Private firms will be invited to make financial bids to take over the running of departments within West Midlands Police, under new plans revealed by the force.
The West Midlands Police Authority has agreed to enter the first stage of a programme of work that could see private sector companies take over some back office functions in the future.
The move is part of plans to radically change and overhaul departments in the wake of making £126 million in savings over the next four years.
But Chief Constable Chris Sims has denied that the process was about outsourcing work in a way that other forces, such as Cleveland Police, had done. The North East force is to outsource its 999 call room in a bid to save £50m over 10 years.
"One of the challenges for us and the authority is about how we carry on improving policing during a time when there's virtually flat budgeting once the cuts have been made," said Mr Sims.
"Part of our thinking is you do that being radical and being prepared to transform.
"By inviting the private sector in, we would capitalise on their expertise and move more quickly."
The force will cut 173 police officer and 217 staff positions, some through compulsory redundancy, in a drive to save a total of £25m over the next year.

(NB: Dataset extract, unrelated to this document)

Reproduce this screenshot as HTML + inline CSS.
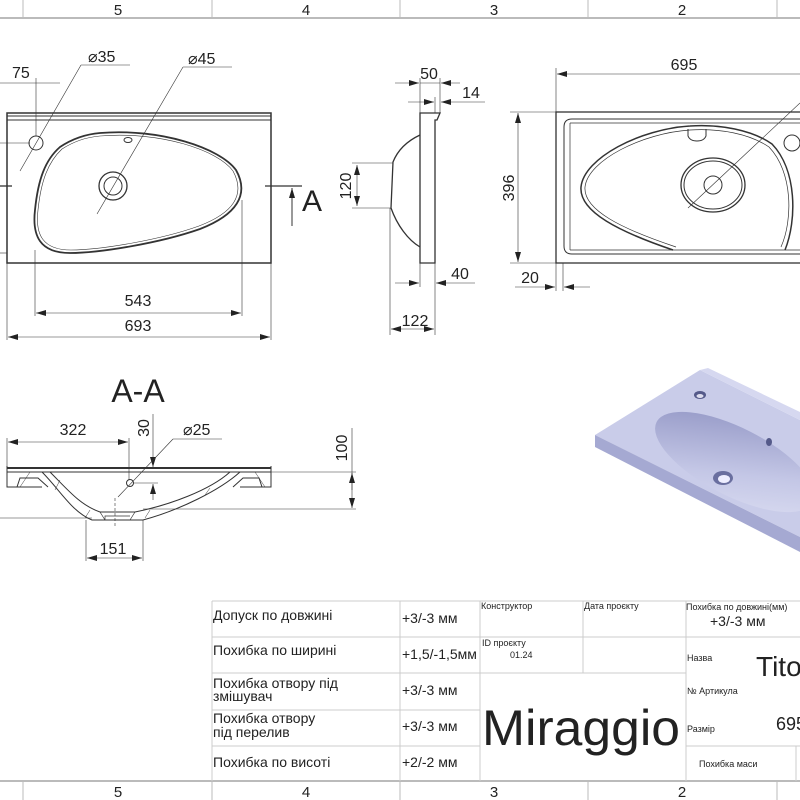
<!DOCTYPE html>
<html><head><meta charset="utf-8"><style>
html,body{margin:0;padding:0;background:#fff}
svg{display:block}
text{font-family:"Liberation Sans",sans-serif;fill:#222}
</style></head><body>
<svg width="800" height="800" viewBox="0 0 800 800" xmlns="http://www.w3.org/2000/svg">
<defs>
<marker id="a" viewBox="0 0 10 6" refX="10" refY="3" markerWidth="10" markerHeight="6" orient="auto-start-reverse" markerUnits="userSpaceOnUse"><path d="M0,0 L10,3 L0,6 Z" fill="#222"/></marker>
<linearGradient id="bw" x1="0" y1="0" x2="1" y2="1"><stop offset="0" stop-color="#8e92c2"/><stop offset="0.6" stop-color="#c4c7e6"/><stop offset="1" stop-color="#dcdef2"/></linearGradient>
</defs>
<g stroke="#bbb" stroke-width="1" fill="none">
<line x1="0" y1="18" x2="800" y2="18" stroke-width="2"/>
<line x1="23" y1="0" x2="23" y2="18"/><line x1="212" y1="0" x2="212" y2="18"/><line x1="400" y1="0" x2="400" y2="18"/><line x1="588" y1="0" x2="588" y2="18"/><line x1="777" y1="0" x2="777" y2="18"/>
<line x1="0" y1="781" x2="800" y2="781" stroke-width="2"/>
<line x1="23" y1="781" x2="23" y2="800"/><line x1="212" y1="781" x2="212" y2="800"/><line x1="400" y1="781" x2="400" y2="800"/><line x1="588" y1="781" x2="588" y2="800"/><line x1="777" y1="781" x2="777" y2="800"/>
</g>
<g font-size="15" text-anchor="middle">
<text x="118" y="15">5</text><text x="306" y="15">4</text><text x="494" y="15">3</text><text x="682" y="15">2</text>
<text x="118" y="797">5</text><text x="306" y="797">4</text><text x="494" y="797">3</text><text x="682" y="797">2</text>
</g>

<g stroke="#333" stroke-width="1" fill="none">
<rect x="7" y="113" width="264" height="150" stroke-width="1.5"/>
<line x1="7" y1="116" x2="271" y2="116"/><line x1="7" y1="120" x2="271" y2="120"/>
<path d="M100,133 C160,128 220,148 236,170 C250,195 236,215 200,229 C160,243 100,253 70,253 C40,253 32,236 35,210 C38,180 45,160 60,147 C75,137 88,134 100,133 Z" stroke-width="1.8"/>
<path d="M100,136 C160,131 218,150 233,171 C246,195 233,213 199,226 C160,240 100,250 71,250 C43,250 35,235 38,210 C41,181 48,162 62,149 C76,140 88,137 100,136 Z" stroke-width="0.6"/>
<circle cx="113" cy="186" r="14" stroke-width="1.3"/><circle cx="113" cy="186" r="9"/>
<ellipse cx="128" cy="140" rx="4" ry="2.5"/>
<circle cx="36" cy="143" r="7"/>
<line x1="0" y1="143" x2="30" y2="143" stroke-width="0.6"/>
<line x1="0" y1="253" x2="7" y2="253" stroke-width="0.6"/>
<line x1="20" y1="171" x2="81" y2="65" stroke-width="0.6"/><line x1="81" y1="65" x2="130" y2="65" stroke-width="0.6"/>
<line x1="97" y1="214" x2="183" y2="67" stroke-width="0.6"/><line x1="183" y1="67" x2="232" y2="67" stroke-width="0.6"/>
<line x1="0" y1="83" x2="60" y2="83" stroke-width="0.6"/>
<line x1="36" y1="78" x2="36" y2="136" stroke-width="0.6"/>
<line x1="265" y1="186" x2="302" y2="186" stroke-width="1.3"/><line x1="0" y1="186" x2="12" y2="186" stroke-width="1.3"/>
<line x1="292" y1="226" x2="292" y2="188" marker-end="url(#a)"/>
<line x1="35" y1="250" x2="35" y2="316" stroke-width="0.6"/><line x1="242" y1="200" x2="242" y2="316" stroke-width="0.6"/>
<line x1="36" y1="313" x2="241" y2="313" stroke-width="0.6" marker-start="url(#a)" marker-end="url(#a)"/>
<line x1="7" y1="263" x2="7" y2="340" stroke-width="0.6"/><line x1="271" y1="263" x2="271" y2="340" stroke-width="0.6"/>
<line x1="8" y1="337" x2="270" y2="337" stroke-width="0.6" marker-start="url(#a)" marker-end="url(#a)"/>

<path d="M420,113 L440,113 L437,120 L435,120 L435,263 L420,263 Z" stroke-width="1.3"/>
<path d="M420,135 C405,142 397,152 393,162 L391,208 C397,225 408,240 420,247" stroke-width="1.3"/>
<line x1="352" y1="163" x2="393" y2="163" stroke-width="0.6"/><line x1="352" y1="208" x2="391" y2="208" stroke-width="0.6"/>
<line x1="357" y1="165" x2="357" y2="206" stroke-width="0.6" marker-start="url(#a)" marker-end="url(#a)"/>
<line x1="420" y1="78" x2="420" y2="113" stroke-width="0.6"/><line x1="440" y1="78" x2="440" y2="113" stroke-width="0.6"/>
<line x1="395" y1="83" x2="419" y2="83" stroke-width="0.6" marker-end="url(#a)"/><line x1="460" y1="83" x2="441" y2="83" stroke-width="0.6" marker-end="url(#a)"/><line x1="420" y1="83" x2="440" y2="83" stroke-width="0.6"/>
<line x1="435" y1="97" x2="435" y2="113" stroke-width="0.6"/>
<line x1="408" y1="102" x2="434" y2="102" stroke-width="0.6" marker-end="url(#a)"/><line x1="485" y1="102" x2="441" y2="102" stroke-width="0.6" marker-end="url(#a)"/>
<line x1="420" y1="263" x2="420" y2="287" stroke-width="0.6"/><line x1="435" y1="263" x2="435" y2="335" stroke-width="0.6"/>
<line x1="395" y1="283" x2="419" y2="283" stroke-width="0.6" marker-end="url(#a)"/><line x1="475" y1="283" x2="436" y2="283" stroke-width="0.6" marker-end="url(#a)"/>
<line x1="390" y1="208" x2="390" y2="335" stroke-width="0.6"/>
<line x1="391" y1="329" x2="434" y2="329" stroke-width="0.6" marker-start="url(#a)" marker-end="url(#a)"/>

<rect x="556" y="112" width="260" height="151" stroke-width="1.3"/>
<path d="M572,119 L820,119 M572,254 L820,254 M564,127 L564,246" />
<path d="M572,119 Q564,119 564,127 M564,246 Q564,254 572,254"/>
<path d="M570,123 L820,123 M570,250 L820,250 M570,123 L570,250" stroke-width="0.7"/>
<path d="M690,126 C640,129 584,158 581,187 C579,212 620,232 673,250 M785,250 C797,220 797,170 772,144 C752,130 720,124 690,126" stroke-width="1.5"/>
<path d="M690,130 C643,133 588,160 585,187 C583,210 622,229 676,247 M781,247 C793,220 793,172 769,147 C750,134 720,128 690,130" stroke-width="0.7"/>
<ellipse cx="713" cy="185" rx="32" ry="27" stroke-width="1.3"/><ellipse cx="713" cy="185" rx="29" ry="24"/>
<circle cx="713" cy="185" r="9"/>
<path d="M688,129 L688,136 Q690,141 697,141 Q704,141 706,136 L706,129" />
<circle cx="792" cy="143" r="8"/>
<line x1="688" y1="208" x2="800" y2="103" stroke-width="0.6"/>
<line x1="556" y1="68" x2="556" y2="291" stroke-width="0.6"/><line x1="563" y1="263" x2="563" y2="291" stroke-width="0.6"/>
<line x1="557" y1="74" x2="800" y2="74" stroke-width="0.6" marker-start="url(#a)"/>
<line x1="510" y1="112" x2="556" y2="112" stroke-width="0.6"/><line x1="510" y1="263" x2="556" y2="263" stroke-width="0.6"/>
<line x1="518" y1="113" x2="518" y2="262" stroke-width="0.6" marker-start="url(#a)" marker-end="url(#a)"/>
<line x1="515" y1="287" x2="555" y2="287" stroke-width="0.6" marker-end="url(#a)"/><line x1="590" y1="287" x2="564" y2="287" stroke-width="0.6" marker-end="url(#a)"/>

<line x1="7" y1="468" x2="271" y2="468" stroke-width="2"/>
<line x1="7" y1="472" x2="271" y2="472"/>
<path d="M7,466 L7,487 L42,487 M42,472 C60,490 72,512 92,520 L143,520 C180,510 220,490 240,472 M240,487 L271,487 L271,466"/>
<path d="M17,487 L20,478 L38,478 L48,487 M262,487 L259,478 L243,478 L233,487"/>
<path d="M50,472 C68,490 80,505 100,512 L135,512 C170,505 210,490 230,472" />
<path d="M100,512 L105,520 M135,512 L130,520 M105,520 L105,516 L130,516" stroke-width="0.7"/>
<path d="M30,472 L20,487 M255,472 L265,487 M60,480 L55,490 M90,510 L85,518 M150,510 L145,518 M210,488 L205,495" stroke-width="0.5"/>
<circle cx="130" cy="483" r="3.5"/>
<line x1="115" y1="498" x2="115" y2="528" stroke-dasharray="3,2" stroke-width="0.6"/>
<line x1="0" y1="518" x2="92" y2="518" stroke-width="0.6"/>
<line x1="7" y1="438" x2="7" y2="468" stroke-width="0.6"/><line x1="129" y1="438" x2="129" y2="480" stroke-width="0.6"/>
<line x1="8" y1="442" x2="128" y2="442" stroke-width="0.6" marker-start="url(#a)" marker-end="url(#a)"/>
<line x1="153" y1="414" x2="153" y2="467" stroke-width="0.6" marker-end="url(#a)"/><line x1="153" y1="500" x2="153" y2="484" stroke-width="0.6" marker-end="url(#a)"/>
<line x1="133" y1="483" x2="158" y2="483" stroke-width="0.6"/>
<line x1="118" y1="497" x2="173" y2="439" stroke-width="0.6"/><line x1="173" y1="439" x2="222" y2="439" stroke-width="0.6"/>
<line x1="271" y1="472" x2="356" y2="472" stroke-width="0.6"/><line x1="143" y1="509" x2="356" y2="509" stroke-width="0.6"/>
<line x1="352" y1="428" x2="352" y2="508" stroke-width="0.6" marker-end="url(#a)"/>
<line x1="352" y1="490" x2="352" y2="473" stroke-width="0.6" marker-end="url(#a)"/>
<line x1="86" y1="520" x2="86" y2="561" stroke-width="0.6"/><line x1="143" y1="520" x2="143" y2="561" stroke-width="0.6"/>
<line x1="87" y1="558" x2="142" y2="558" stroke-width="0.6" marker-start="url(#a)" marker-end="url(#a)"/>
</g>

<g font-size="16">
<text x="12" y="78">75</text>
<text x="88" y="62">⌀35</text>
<text x="188" y="64">⌀45</text>
<text x="302" y="211" font-size="30">A</text>
<text x="138" y="306" text-anchor="middle">543</text>
<text x="138" y="331" text-anchor="middle">693</text>
<text x="429" y="79" text-anchor="middle">50</text>
<text x="471" y="98" text-anchor="middle">14</text>
<text x="460" y="279" text-anchor="middle">40</text>
<text x="415" y="326" text-anchor="middle">122</text>
<text transform="translate(351,186) rotate(-90)" text-anchor="middle">120</text>
<text x="684" y="70" text-anchor="middle">695</text>
<text transform="translate(514,188) rotate(-90)" text-anchor="middle">396</text>
<text x="530" y="283" text-anchor="middle">20</text>
<text x="138" y="402" font-size="32" text-anchor="middle">A-A</text>
<text x="73" y="435" text-anchor="middle">322</text>
<text transform="translate(149,428) rotate(-90)" text-anchor="middle">30</text>
<text x="183" y="435">⌀25</text>
<text transform="translate(347,448) rotate(-90)" text-anchor="middle">100</text>
<text x="113" y="554" text-anchor="middle">151</text>
</g>

<polygon points="595,435 700,370 800,420 800,537" fill="#c9cce9"/>
<polygon points="595,435 800,537 800,552 595,447" fill="#a5a9d2"/>
<polygon points="700,370 708,368 800,412 800,420" fill="#d6d8f0"/>
<ellipse cx="735" cy="462" rx="88" ry="34" transform="rotate(27 735 462)" fill="url(#bw)"/>
<ellipse cx="700" cy="395" rx="6" ry="4" fill="#555a8a"/>
<ellipse cx="700" cy="396" rx="3.5" ry="2" fill="#dde"/>
<ellipse cx="769" cy="442" rx="3" ry="4" fill="#555a8a"/>
<ellipse cx="723" cy="478" rx="10" ry="7" fill="#6a6f9f"/><ellipse cx="724" cy="479" rx="6" ry="4" fill="#eef"/>

<g stroke="#ccc" stroke-width="1" fill="none">
<line x1="212" y1="601" x2="800" y2="601"/>
<line x1="212" y1="637" x2="800" y2="637"/>
<line x1="212" y1="673" x2="686" y2="673"/>
<line x1="212" y1="710" x2="480" y2="710"/>
<line x1="212" y1="746" x2="480" y2="746"/><line x1="686" y1="746" x2="800" y2="746"/>
<line x1="212" y1="601" x2="212" y2="781"/>
<line x1="400" y1="601" x2="400" y2="781"/>
<line x1="480" y1="601" x2="480" y2="781"/>
<line x1="583" y1="601" x2="583" y2="673"/>
<line x1="686" y1="601" x2="686" y2="781"/>
<line x1="796" y1="746" x2="796" y2="781"/>
</g>
<g font-size="14">
<text x="213" y="620">Допуск по довжині</text>
<text x="213" y="655">Похибка по ширині</text>
<text x="213" y="688">Похибка отвору під</text>
<text x="213" y="701">змішувач</text>
<text x="213" y="723">Похибка отвору</text>
<text x="213" y="737">під перелив</text>
<text x="213" y="767">Похибка по висоті</text>
<text x="402" y="623">+3/-3 мм</text>
<text x="402" y="659">+1,5/-1,5мм</text>
<text x="402" y="695">+3/-3 мм</text>
<text x="402" y="731">+3/-3 мм</text>
<text x="402" y="767">+2/-2 мм</text>
</g>
<g font-size="9">
<text x="481" y="609">Конструктор</text>
<text x="584" y="609">Дата проєкту</text>
<text x="686" y="610">Похибка по довжині(мм)</text>
<text x="482" y="646">ID проєкту</text>
<text x="510" y="658">01.24</text>
<text x="687" y="661">Назва</text>
<text x="687" y="694">№ Артикула</text>
<text x="687" y="732">Размір</text>
<text x="699" y="767">Похибка маси</text>
</g>
<text x="710" y="626" font-size="14">+3/-3 мм</text>
<text x="756" y="676" font-size="28">Tito</text>
<text x="776" y="730" font-size="18">695</text>
<text x="482" y="745" font-size="50" textLength="198" lengthAdjust="spacingAndGlyphs">Miraggio</text>
</svg>
</body></html>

Forensics, firearms and child abuse units will have their budgets reduced, while eight police dogs, their handlers and 65 traffic officers are also expected to be included in cuts.
But Mr Sims said inviting private firms in was not about saving money, but about ensuring the force moves forward in the coming years.
"If we are to move forward and improve policing and the services we provide, especially during a period of nil growth, we must seek large scale and fundamental transformational change, especially into how we carry out so-called middle and back office functions," said Mr Sims. "This will require us making innovative and radical alterations to the way in which we carry out business and include changes to our technological infrastructure, our operational processes and our culture.
"Entering into a partnership with a skilled and experienced external organisation may benefit in a number of ways including allowing us to reduce costs and gain advantages from the scale, technology and capital they could bring."
Mr Sims said if a full procurement process goes ahead, it is likely to take between 12 and 18 months, when a decision will be made about whether to enter into any formal agreement with an external partner.